**Data listing:**
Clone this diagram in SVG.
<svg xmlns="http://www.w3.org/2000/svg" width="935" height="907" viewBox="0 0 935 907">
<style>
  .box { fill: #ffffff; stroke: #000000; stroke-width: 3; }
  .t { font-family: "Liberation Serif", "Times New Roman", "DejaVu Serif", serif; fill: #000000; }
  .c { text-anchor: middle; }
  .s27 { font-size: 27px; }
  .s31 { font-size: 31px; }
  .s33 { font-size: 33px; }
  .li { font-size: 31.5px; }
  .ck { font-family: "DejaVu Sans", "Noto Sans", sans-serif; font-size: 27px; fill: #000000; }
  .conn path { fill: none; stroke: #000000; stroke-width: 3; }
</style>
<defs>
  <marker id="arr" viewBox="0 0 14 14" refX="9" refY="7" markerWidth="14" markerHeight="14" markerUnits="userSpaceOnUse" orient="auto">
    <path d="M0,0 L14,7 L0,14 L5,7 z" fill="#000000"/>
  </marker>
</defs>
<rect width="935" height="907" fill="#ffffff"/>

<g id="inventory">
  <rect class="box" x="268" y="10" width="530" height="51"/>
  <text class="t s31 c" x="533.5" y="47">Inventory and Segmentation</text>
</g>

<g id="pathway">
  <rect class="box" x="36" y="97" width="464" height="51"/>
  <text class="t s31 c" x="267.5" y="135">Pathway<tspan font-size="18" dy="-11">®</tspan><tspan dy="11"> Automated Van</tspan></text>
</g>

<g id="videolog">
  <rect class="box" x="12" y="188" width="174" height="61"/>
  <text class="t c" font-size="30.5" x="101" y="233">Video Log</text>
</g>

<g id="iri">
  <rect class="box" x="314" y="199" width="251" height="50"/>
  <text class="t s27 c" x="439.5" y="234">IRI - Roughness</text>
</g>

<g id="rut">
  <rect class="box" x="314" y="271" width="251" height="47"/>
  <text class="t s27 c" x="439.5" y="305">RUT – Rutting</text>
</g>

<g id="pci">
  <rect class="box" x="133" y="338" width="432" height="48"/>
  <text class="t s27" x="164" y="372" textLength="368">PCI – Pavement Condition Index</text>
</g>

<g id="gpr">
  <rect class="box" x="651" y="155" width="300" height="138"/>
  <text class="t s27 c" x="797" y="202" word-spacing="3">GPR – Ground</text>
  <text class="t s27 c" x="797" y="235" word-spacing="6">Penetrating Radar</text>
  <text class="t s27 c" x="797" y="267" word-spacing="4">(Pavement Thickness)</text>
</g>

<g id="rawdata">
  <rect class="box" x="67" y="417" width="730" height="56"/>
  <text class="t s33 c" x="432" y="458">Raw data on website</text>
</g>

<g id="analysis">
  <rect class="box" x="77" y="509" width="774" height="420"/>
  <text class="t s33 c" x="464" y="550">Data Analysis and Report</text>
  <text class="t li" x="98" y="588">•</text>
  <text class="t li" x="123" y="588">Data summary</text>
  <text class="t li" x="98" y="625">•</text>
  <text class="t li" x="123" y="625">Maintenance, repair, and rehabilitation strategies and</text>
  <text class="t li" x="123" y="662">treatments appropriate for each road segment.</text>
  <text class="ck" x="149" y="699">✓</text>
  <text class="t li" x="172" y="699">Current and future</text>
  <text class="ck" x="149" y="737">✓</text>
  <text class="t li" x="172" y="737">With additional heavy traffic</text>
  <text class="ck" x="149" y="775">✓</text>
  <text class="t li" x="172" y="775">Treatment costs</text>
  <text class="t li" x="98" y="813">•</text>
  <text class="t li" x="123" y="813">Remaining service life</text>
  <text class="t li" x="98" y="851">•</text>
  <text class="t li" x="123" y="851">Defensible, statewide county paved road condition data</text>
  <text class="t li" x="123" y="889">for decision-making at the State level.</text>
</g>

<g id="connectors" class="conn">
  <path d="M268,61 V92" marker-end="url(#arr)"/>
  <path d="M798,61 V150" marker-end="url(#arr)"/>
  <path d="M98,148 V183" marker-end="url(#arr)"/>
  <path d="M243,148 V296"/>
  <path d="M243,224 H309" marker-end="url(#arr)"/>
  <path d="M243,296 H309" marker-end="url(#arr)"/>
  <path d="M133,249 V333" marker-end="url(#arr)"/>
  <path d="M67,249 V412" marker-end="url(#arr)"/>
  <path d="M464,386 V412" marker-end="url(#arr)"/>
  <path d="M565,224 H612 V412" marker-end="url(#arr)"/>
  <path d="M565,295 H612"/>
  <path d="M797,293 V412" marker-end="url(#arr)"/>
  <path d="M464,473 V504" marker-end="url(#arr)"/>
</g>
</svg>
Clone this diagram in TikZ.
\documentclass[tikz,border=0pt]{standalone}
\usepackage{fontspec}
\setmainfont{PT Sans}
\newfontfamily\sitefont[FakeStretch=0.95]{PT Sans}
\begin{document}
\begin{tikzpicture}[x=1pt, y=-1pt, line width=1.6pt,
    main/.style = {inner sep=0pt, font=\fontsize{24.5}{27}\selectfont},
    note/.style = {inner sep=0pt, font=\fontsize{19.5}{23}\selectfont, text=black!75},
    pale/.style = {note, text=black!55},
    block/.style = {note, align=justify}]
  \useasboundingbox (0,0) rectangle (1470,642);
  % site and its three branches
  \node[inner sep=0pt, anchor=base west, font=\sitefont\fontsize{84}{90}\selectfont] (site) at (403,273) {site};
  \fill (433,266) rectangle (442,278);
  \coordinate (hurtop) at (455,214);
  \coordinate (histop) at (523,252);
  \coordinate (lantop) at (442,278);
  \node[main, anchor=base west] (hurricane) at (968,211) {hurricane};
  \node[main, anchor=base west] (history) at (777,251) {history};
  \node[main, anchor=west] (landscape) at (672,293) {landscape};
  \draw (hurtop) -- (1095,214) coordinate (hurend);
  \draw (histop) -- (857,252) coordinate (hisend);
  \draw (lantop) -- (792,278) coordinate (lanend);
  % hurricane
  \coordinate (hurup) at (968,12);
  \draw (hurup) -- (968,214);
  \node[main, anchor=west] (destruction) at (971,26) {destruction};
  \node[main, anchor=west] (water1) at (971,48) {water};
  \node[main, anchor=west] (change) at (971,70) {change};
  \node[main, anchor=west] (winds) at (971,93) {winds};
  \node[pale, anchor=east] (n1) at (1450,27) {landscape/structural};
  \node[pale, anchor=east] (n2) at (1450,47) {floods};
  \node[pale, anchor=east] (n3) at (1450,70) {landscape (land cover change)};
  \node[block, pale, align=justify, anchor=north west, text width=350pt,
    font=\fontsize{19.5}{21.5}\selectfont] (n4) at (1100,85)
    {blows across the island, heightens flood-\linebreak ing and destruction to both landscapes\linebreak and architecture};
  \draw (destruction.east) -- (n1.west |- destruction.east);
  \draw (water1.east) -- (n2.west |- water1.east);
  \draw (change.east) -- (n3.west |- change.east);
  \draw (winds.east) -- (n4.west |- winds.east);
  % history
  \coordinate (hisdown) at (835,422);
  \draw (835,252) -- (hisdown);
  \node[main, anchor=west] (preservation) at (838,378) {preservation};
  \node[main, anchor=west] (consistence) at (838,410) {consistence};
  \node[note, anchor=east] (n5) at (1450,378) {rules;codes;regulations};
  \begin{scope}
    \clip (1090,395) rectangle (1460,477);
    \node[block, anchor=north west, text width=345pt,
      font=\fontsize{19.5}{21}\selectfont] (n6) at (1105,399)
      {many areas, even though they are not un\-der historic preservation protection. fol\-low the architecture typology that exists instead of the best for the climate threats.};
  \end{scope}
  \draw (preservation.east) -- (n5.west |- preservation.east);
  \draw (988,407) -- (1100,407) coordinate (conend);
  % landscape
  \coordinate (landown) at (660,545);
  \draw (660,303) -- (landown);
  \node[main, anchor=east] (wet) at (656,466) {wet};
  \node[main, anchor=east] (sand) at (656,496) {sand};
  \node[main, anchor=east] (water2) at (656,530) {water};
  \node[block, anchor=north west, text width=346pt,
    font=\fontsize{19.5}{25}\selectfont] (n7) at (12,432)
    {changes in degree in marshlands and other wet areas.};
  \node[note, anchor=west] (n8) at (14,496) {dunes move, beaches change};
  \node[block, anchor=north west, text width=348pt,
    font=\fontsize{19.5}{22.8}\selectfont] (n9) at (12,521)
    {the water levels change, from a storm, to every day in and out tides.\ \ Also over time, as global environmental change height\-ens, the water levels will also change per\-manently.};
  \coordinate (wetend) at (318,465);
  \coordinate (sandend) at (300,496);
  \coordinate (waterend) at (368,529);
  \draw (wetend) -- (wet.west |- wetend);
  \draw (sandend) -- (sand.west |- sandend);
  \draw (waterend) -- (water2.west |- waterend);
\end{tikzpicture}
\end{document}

==

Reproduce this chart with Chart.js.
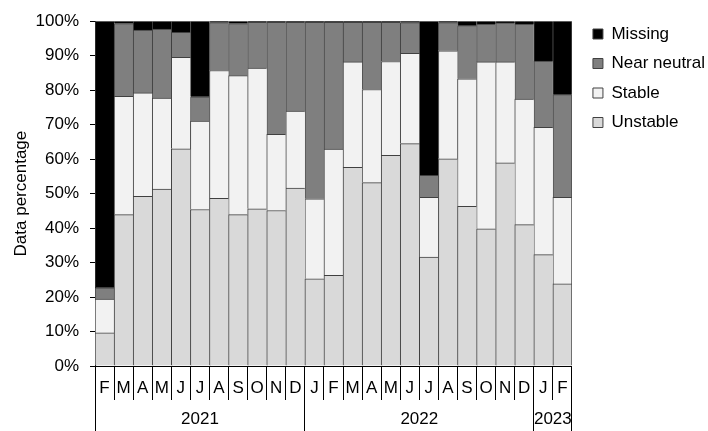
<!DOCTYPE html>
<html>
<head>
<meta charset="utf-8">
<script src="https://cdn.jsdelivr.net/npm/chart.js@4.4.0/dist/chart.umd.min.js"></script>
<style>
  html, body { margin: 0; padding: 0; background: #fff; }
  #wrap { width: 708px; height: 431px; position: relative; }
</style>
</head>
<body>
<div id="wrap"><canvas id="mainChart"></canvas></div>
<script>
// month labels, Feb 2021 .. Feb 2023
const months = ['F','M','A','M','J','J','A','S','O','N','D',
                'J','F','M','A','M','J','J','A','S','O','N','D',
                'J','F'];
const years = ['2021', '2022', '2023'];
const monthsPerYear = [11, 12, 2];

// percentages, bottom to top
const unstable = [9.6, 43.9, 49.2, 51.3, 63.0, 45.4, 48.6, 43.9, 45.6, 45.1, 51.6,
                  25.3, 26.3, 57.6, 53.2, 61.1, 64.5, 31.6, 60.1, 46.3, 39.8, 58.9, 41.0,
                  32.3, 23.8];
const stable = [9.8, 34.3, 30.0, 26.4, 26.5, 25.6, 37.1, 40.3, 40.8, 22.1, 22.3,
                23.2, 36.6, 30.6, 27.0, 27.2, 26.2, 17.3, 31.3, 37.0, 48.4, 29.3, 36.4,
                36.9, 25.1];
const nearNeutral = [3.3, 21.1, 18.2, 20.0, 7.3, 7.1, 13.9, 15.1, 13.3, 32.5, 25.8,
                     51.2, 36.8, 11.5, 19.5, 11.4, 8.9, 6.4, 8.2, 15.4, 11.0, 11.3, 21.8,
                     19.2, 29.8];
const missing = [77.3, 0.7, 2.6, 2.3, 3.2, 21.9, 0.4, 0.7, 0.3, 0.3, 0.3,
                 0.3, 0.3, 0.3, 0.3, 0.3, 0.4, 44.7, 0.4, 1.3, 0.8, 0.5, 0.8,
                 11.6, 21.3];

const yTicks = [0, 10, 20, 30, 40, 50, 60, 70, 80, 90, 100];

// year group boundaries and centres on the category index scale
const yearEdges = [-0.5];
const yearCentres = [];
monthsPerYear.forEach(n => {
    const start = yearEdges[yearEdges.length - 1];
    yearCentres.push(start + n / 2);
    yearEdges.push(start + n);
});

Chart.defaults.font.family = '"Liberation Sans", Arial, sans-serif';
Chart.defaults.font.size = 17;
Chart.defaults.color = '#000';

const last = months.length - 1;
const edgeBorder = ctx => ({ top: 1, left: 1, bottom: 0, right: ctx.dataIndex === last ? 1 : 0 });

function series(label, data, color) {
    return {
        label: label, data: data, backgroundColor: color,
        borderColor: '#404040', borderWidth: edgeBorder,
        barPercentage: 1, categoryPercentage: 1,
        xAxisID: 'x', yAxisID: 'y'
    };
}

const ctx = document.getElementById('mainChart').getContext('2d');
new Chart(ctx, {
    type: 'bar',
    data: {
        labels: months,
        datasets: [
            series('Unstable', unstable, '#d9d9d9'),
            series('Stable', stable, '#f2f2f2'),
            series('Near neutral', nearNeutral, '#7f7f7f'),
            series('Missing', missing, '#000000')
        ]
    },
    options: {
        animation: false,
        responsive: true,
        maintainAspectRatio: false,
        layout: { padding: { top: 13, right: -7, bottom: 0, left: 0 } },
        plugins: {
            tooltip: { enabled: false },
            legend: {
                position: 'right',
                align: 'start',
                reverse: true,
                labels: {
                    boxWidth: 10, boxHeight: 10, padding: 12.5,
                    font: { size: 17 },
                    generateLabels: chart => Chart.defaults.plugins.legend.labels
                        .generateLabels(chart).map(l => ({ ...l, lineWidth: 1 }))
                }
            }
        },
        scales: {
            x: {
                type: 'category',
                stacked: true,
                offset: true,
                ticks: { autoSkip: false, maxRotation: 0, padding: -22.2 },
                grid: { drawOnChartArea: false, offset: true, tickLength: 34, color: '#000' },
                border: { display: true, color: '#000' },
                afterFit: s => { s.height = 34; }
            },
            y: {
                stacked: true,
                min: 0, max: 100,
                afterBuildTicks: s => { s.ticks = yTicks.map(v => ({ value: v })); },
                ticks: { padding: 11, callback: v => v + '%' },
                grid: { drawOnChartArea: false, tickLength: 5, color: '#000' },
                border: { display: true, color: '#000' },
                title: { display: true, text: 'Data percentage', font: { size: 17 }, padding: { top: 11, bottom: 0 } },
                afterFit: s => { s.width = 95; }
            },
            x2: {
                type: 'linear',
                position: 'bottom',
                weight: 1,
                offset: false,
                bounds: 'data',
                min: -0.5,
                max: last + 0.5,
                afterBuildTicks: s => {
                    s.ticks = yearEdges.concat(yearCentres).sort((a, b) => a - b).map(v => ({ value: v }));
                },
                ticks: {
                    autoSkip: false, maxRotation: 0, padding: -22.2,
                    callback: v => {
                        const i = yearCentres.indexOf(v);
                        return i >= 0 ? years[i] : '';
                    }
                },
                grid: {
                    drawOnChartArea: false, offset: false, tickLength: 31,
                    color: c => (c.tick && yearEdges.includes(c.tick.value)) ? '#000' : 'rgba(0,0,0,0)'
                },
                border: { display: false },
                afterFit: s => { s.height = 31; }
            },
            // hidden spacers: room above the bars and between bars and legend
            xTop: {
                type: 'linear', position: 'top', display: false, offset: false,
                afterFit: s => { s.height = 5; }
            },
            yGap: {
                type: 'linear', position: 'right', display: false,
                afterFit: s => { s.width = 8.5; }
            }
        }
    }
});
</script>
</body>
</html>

* * *

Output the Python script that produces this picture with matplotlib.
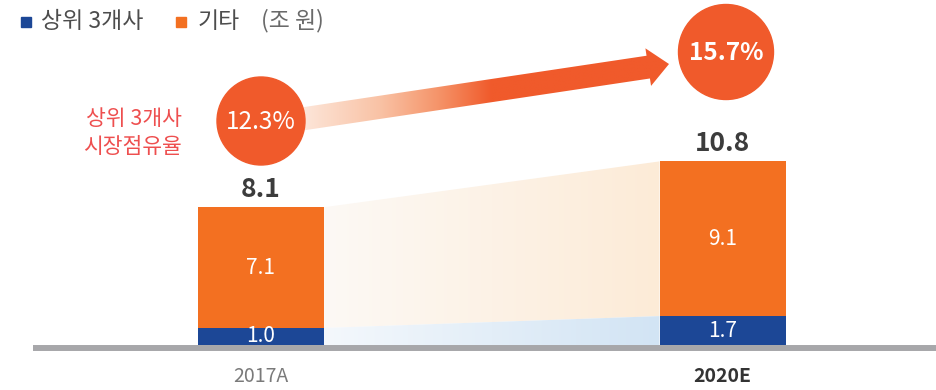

**Exercise:** Retype exactly the lines from the one with "Reproduce this chart with Chart.js." through the one with "const monthsPerYear = [11, 12, 2];", both included, and nothing else; leave out the pictures.

**Task result:**
Reproduce this chart with Chart.js.
<!DOCTYPE html>
<html>
<head>
<meta charset="utf-8">
<script src="https://cdn.jsdelivr.net/npm/chart.js@4.4.0/dist/chart.umd.min.js"></script>
<style>
  html, body { margin: 0; padding: 0; background: #fff; }
  #wrap { width: 708px; height: 431px; position: relative; }
</style>
</head>
<body>
<div id="wrap"><canvas id="mainChart"></canvas></div>
<script>
// month labels, Feb 2021 .. Feb 2023
const months = ['F','M','A','M','J','J','A','S','O','N','D',
                'J','F','M','A','M','J','J','A','S','O','N','D',
                'J','F'];
const years = ['2021', '2022', '2023'];
const monthsPerYear = [11, 12, 2];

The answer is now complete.